Of course I myself also took advantage of the day and when I wasn’t in the passenger seat I also took the helm and found the Jeep to be somewhat twitchy mainly due to its short wheelbase but eminently controllable and a lot of fun.  Lest I sound like we had it all figured out from the beginning it was hardly so, we both had plenty of instances where the Jeep just started (or seemingly wouldn’t stop) spinning due to different combinations of speed, ice, bad inputs, etc. but also plenty of very long sideways drifts in order to get around a sweeping corner.
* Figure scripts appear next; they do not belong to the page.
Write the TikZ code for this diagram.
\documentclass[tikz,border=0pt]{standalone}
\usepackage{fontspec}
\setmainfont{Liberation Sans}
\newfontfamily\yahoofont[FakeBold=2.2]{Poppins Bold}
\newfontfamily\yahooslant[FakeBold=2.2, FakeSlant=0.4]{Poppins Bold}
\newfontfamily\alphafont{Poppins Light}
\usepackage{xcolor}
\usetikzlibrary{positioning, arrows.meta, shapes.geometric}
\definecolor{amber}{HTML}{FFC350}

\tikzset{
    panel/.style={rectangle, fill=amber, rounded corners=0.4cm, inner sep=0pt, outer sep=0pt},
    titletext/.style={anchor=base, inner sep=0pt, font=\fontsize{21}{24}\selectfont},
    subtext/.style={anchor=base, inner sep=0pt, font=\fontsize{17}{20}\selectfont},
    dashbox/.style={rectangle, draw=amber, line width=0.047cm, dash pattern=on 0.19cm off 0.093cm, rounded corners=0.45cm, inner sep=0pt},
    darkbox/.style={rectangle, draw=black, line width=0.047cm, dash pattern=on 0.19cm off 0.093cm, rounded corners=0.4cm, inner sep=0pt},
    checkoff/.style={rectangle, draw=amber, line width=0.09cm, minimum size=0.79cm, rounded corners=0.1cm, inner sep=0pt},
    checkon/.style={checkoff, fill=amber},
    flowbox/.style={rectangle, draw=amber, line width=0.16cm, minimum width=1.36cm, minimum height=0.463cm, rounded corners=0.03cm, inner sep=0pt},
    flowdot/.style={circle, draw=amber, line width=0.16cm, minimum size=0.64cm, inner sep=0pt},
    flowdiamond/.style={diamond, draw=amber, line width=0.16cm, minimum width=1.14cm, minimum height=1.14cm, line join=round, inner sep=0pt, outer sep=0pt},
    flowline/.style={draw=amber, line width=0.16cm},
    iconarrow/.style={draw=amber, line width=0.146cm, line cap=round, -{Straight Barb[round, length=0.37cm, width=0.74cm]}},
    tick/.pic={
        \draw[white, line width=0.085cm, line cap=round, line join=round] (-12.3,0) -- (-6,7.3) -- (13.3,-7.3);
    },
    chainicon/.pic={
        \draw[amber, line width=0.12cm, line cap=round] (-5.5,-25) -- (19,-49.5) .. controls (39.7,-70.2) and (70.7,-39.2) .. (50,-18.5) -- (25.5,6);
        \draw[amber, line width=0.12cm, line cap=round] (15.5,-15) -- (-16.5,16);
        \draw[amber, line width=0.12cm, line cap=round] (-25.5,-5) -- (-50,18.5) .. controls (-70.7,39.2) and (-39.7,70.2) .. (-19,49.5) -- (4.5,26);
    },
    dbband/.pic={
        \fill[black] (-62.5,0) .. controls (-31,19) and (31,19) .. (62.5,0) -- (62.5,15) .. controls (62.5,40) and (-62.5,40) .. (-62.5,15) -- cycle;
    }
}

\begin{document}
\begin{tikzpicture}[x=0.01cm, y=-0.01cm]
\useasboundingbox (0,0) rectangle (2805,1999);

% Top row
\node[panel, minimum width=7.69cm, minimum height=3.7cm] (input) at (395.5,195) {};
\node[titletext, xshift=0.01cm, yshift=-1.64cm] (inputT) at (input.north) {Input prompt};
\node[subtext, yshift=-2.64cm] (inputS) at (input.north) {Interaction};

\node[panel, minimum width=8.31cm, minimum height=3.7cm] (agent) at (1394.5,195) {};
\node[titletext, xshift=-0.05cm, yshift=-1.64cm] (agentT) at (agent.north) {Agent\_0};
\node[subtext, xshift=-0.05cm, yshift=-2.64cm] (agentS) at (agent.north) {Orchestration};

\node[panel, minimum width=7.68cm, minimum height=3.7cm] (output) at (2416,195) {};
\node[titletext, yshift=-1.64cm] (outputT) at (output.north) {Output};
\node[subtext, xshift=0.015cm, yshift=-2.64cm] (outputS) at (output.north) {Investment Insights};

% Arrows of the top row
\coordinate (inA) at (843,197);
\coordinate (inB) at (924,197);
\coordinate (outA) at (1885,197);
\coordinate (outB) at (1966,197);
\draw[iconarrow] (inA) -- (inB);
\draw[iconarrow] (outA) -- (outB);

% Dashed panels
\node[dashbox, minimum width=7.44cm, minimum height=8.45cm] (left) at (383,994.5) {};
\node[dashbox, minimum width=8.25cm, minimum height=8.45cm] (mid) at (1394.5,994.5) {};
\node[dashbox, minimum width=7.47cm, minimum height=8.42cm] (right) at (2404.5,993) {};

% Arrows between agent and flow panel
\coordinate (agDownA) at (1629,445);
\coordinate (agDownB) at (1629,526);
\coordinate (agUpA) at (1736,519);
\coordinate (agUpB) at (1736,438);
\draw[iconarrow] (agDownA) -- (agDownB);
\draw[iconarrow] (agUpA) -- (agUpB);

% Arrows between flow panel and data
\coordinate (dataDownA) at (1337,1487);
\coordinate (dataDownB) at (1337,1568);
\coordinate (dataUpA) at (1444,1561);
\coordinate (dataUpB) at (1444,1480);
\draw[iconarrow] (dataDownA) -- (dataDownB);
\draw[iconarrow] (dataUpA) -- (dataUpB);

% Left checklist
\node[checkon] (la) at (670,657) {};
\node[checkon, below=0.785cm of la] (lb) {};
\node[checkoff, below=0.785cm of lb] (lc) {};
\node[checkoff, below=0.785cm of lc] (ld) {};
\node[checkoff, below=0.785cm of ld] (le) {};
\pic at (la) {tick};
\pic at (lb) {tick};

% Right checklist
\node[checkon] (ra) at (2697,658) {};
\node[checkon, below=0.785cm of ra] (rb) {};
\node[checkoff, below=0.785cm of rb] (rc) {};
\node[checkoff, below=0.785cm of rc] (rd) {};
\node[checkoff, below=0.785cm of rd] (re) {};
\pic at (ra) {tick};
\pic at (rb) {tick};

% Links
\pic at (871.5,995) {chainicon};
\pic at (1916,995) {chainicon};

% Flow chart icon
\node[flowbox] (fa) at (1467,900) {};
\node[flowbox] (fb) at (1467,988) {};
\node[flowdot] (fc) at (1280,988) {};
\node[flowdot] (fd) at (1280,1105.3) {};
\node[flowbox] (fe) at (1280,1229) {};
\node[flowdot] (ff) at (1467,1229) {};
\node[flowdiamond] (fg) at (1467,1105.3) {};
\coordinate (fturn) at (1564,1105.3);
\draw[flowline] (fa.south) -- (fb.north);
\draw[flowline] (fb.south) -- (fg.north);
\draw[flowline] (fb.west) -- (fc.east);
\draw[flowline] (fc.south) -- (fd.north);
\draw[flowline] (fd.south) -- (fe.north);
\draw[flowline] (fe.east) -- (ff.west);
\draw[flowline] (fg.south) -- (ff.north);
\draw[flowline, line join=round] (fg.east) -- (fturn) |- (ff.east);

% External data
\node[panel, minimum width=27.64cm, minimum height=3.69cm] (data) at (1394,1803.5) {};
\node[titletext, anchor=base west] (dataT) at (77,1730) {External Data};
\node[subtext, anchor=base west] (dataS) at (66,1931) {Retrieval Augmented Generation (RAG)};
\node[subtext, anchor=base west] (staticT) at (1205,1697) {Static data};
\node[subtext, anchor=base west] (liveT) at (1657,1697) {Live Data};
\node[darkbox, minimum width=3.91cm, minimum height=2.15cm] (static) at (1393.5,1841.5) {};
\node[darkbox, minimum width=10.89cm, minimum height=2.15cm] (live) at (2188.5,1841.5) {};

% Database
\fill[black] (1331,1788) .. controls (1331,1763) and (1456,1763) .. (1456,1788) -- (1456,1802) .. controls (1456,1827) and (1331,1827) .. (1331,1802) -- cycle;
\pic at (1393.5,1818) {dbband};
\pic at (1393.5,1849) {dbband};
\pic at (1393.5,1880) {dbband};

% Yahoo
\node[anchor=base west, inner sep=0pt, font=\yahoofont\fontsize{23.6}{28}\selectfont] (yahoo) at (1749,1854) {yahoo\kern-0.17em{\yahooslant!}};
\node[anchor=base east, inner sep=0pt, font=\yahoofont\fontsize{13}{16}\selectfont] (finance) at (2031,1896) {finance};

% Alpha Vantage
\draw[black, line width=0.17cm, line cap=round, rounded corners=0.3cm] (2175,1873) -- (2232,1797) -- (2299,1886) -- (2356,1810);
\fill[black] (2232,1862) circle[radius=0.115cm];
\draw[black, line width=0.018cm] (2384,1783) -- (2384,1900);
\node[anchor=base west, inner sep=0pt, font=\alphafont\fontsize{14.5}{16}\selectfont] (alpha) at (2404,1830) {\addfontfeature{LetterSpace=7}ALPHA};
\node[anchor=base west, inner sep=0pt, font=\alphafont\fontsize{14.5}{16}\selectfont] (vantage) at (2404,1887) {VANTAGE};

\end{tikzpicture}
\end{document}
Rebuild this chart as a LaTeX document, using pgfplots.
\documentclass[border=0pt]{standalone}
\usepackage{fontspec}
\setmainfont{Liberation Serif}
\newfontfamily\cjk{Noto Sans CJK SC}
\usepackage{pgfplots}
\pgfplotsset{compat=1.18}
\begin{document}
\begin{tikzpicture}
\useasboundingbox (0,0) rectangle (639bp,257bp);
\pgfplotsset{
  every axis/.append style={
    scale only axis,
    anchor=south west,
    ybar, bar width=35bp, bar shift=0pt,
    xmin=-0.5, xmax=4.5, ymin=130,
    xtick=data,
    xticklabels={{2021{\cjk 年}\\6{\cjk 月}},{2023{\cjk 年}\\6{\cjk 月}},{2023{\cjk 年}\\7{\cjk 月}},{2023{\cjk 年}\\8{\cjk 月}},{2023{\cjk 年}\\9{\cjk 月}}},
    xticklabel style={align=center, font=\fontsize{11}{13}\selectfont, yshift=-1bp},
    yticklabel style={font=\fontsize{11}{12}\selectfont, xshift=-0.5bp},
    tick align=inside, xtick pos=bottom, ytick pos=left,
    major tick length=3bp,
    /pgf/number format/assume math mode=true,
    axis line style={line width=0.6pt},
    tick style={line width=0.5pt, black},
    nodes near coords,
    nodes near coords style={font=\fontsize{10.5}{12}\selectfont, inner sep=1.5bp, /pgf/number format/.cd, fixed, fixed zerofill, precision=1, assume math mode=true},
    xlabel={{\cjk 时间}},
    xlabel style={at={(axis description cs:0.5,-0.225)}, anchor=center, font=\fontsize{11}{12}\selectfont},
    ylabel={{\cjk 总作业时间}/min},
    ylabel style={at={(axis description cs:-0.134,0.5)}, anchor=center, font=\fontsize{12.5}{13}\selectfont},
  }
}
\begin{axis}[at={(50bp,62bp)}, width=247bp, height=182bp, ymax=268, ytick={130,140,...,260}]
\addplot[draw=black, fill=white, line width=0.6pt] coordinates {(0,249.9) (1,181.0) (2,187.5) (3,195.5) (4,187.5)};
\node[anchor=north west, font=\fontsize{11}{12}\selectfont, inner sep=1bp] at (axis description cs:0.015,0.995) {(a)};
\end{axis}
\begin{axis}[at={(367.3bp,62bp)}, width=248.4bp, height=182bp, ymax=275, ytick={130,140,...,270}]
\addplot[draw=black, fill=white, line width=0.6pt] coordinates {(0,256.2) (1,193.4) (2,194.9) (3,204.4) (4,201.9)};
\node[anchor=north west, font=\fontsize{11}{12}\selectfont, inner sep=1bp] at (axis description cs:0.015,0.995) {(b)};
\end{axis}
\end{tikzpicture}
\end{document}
Piper also had the opportunity to have others ride with her in the Jeep to offer their input and I took a few laps in Scott’s ice car, the 1993 Audi S4 exactly like the one (bar the color) I used to have in the early to mid-2000’s.  It was a lot of fun being back in a large sedan with lots of turbo power that let you hang the end out at will and would just drift for seemingly days on end but was also easy and controllable enough to be able to shoot video of the Jeep while following it.

The icing on the lake, uh, cake, came towards the end of the day when Chip, another one of the guys involved in setting up the event, asked Piper if she could drive a stick shift.  When she replied that she could not but would like to learn, he ushered her into his older Audi A4 Avant and asked his girlfriend to teach her.  Piper figured it out right away and was able to drive the course in the A4 (on studded tires) while shifting and stopping and starting again.  She came away happy to have unexpectedly learned that skill and raved about the additional traction from the studded tires.

It was a wonderful day to be able to teach her a few new things and also have a lot of fun while catching up with a few old friends and acquaintances.  Our thanks to Scott and the others for helping to make it a great experience and if anyone else ever has a similar opportunity, they should take full advantage of it.